Hydrogen sulfide (H2S), a colorless, flammable gas that smells like rotten eggs, is a hazardous substance to both people and the environment. When exposed to even low levels of hydrogen sulfide gas, people can experience eye irritation, a sore throat and cough, shortness of breath, and fluid in the lungs.
H2S gas is commonly formed during warm weather when runoff from coal mines with high sulfate concentrations mix with water from lake bottoms.
Hydrogen sulfide problems currently exist at Tappan, Atwood, Leesville, Piedmont and Clendening reservoirs. Warning signs have been posted in several areas advising the public to stay away. The US Army Corps of Engineers (USACE) has studied the issue at length and has identified solutions that should minimize and/or eliminate the problems.

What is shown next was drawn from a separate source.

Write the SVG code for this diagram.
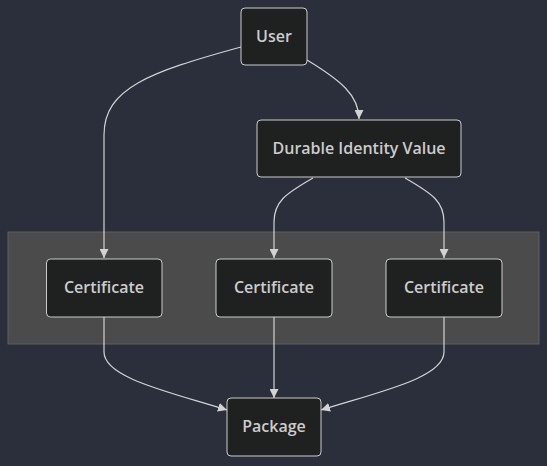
<svg xmlns="http://www.w3.org/2000/svg" width="547" height="466" viewBox="0 0 547 466">
<style>
.node rect{fill:#1f2020;stroke:#cccccc;stroke-width:1}
.node text{fill:#cccccc;font-family:"Open Sans","DejaVu Sans",sans-serif;font-size:16px;font-weight:600;text-anchor:middle;dominant-baseline:central}
.edge{fill:none;stroke:#d3d3d3;stroke-width:1.2;marker-end:url(#arr)}
</style>
<defs>
<marker id="arr" viewBox="0 0 10 10" refX="10" refY="5" markerWidth="9" markerHeight="9" markerUnits="userSpaceOnUse" orient="auto">
<path d="M0,0 L10,5 L0,10 z" fill="#d3d3d3"/>
</marker>
</defs>
<rect width="547" height="466" fill="#2a2f3b"/>
<g id="cluster">
<rect x="8" y="232" width="531" height="112" fill="#4a4b4a" stroke="#5e605e" stroke-width="1"/>
</g>
<g id="connectors">
<path class="edge" d="M241,47 C150,72 104,88 104,135 L104,258"/>
<path class="edge" d="M307,60 C340,80 359,95 359,119"/>
<path class="edge" d="M313,178 C285,194 274,202 274,222 L274,258"/>
<path class="edge" d="M405,178 C433,194 444,202 444,222 L444,258"/>
<path class="edge" d="M104,317 L104,352 C104,378 170,392 227,410"/>
<path class="edge" d="M274,317 L274,398"/>
<path class="edge" d="M444,317 L444,352 C444,378 378,392 321,410"/>
</g>
<g id="user" class="node"><rect x="241" y="8" width="66" height="57" rx="4"/><text x="274" y="35.5">User</text></g>
<g id="durable" class="node"><rect x="257" y="120" width="204" height="57" rx="4"/><text x="359" y="147.5">Durable Identity Value</text></g>
<g id="cert1" class="node"><rect x="46.5" y="259" width="115.5" height="58" rx="4"/><text x="104" y="286.5">Certificate</text></g>
<g id="cert2" class="node"><rect x="216" y="259" width="116" height="58" rx="4"/><text x="274" y="286.5">Certificate</text></g>
<g id="cert3" class="node"><rect x="386" y="259" width="116" height="58" rx="4"/><text x="444" y="286.5">Certificate</text></g>
<g id="package" class="node"><rect x="227" y="398" width="94" height="58" rx="4"/><text x="274" y="426">Package</text></g>
</svg>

The USACE contacted NexSens Technology to install permanent hydrogen sulfide detectors at each of the problem areas.
Monitoring System Description
Each system was installed at the reservoir’s concrete outlet tunnel, where water with high hydrogen sulfide concentrations is routinely released.
Each system consists of a NexSens 4100-iSIC data logger mounted inside a lockable stainless steel enclosure. A 26 A-hr battery is also housed within the enclosure to power the data logger, and NexSens A22 Solar Panel Kits continuously charge the battery. At user-specified intervals throughout the day, data from each site is transmitted via license-free radio waves to a nearby 4100-BASE radio base station.
Located within the NexSens AVSS241608 Stainless Steel Enclosures, ATI Q45S Wet Hydrogen Sulfide Gas Monitors continuously monitor H2S levels. The Q45S wet H2S gas detector uses the standard Q45 electronics package in conjunction with a special “Wet H2S” sensor. The sensor data is output to the NexSens 4100-iSIC data logger via 4-20mA signal that is linearly proportional to H2S gas concentration.
Wireless real-time data transmission allows USACE personnel to know H2S levels without entering the potentially dangerous area with a handheld meter. At low concentrations (less than 10-20ppm) the gas has a rotten egg odor. However in greater concentrations (150-250ppm or greater) the gas loses its smell and can go undetected, which means there is no warning sign of the eminent danger.
NexSens Technology field engineers have been servicing the USACE sites since their installation in spring 2003. In 2007, the USACE renewed a 5-year contract for our field engineers to continue servicing the sites, lasting until 2011. The H2S monitoring sites are maintained from May to October with monthly site visits for calibration and inspection. Data is also available on NexSens’ WQData web datacenter in real-time to monitor any problems that may appear between site visits.